O evangelho de Lucas nos proporciona uma história transformadora de vida à medida que andamos, falamos e caminhamos na trilha da luta, do conflito, da controvérsia, do sofrimento, da opressão, da coragem, da esperança, da liberação e liberdade, da reconciliação e perseverança. Esse é o “caminho”, e para Lucas esse caminho de vida é abençoado (6:20-23). É precisamente por começarmos a andar juntos, falar juntos e seguir juntos nesse caminho — o caminho que a fé conhece pelo nome de Jesus Cristo — que nós, juntamente com nossos companheiros humanos, nos colocamos na trilha da oração, do testemunho e do engajamento pela igualdade de gênero, pela justiça e pela liberdade.

24:44-53 Antes de se separar de seus seguidores e ser elevado ao céu, Jesus provê para o futuro deles. Ele os instrui a permanecer em Jerusalém até que do alto sejais revestidos de poder (24:49). O dom pentecostal do Espírito Santo é a primeira provisão de Jesus para seus seguidores que devem executar sua diretriz missionária. Em outras palavras, não há nenhum esforço de extensão missionária sem que antes seja conferido o poder.
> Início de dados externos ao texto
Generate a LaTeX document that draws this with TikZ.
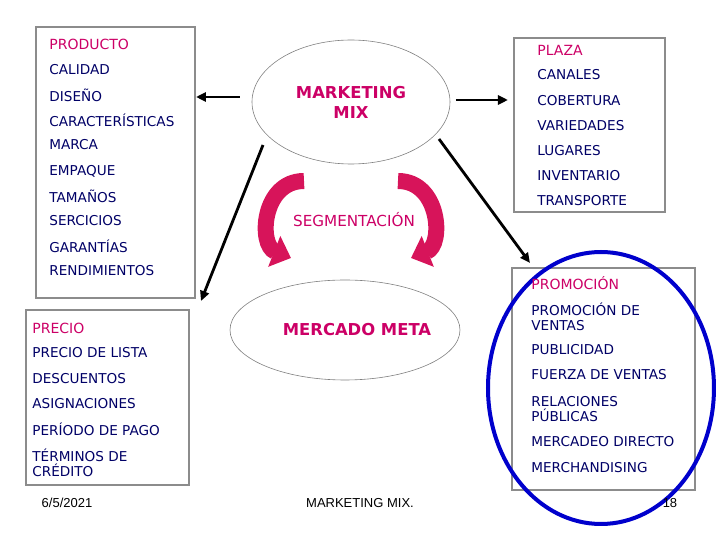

Em segundo lugar, Jesus não deixa seus discípulos até que os tenha colocado debaixo da proteção de Deus, quer dizer, até que os tenha abençoado: Enquanto os abençoava, ia se retirando deles (24:51). Assim como o evangelho de Lucas se inicia com o ministério do sacerdote Zacarias, a última visão de Jesus Cristo nesse evangelho é a do sacerdote impetrando sua bênção: Erguendo as mãos, os abençoou (24:50).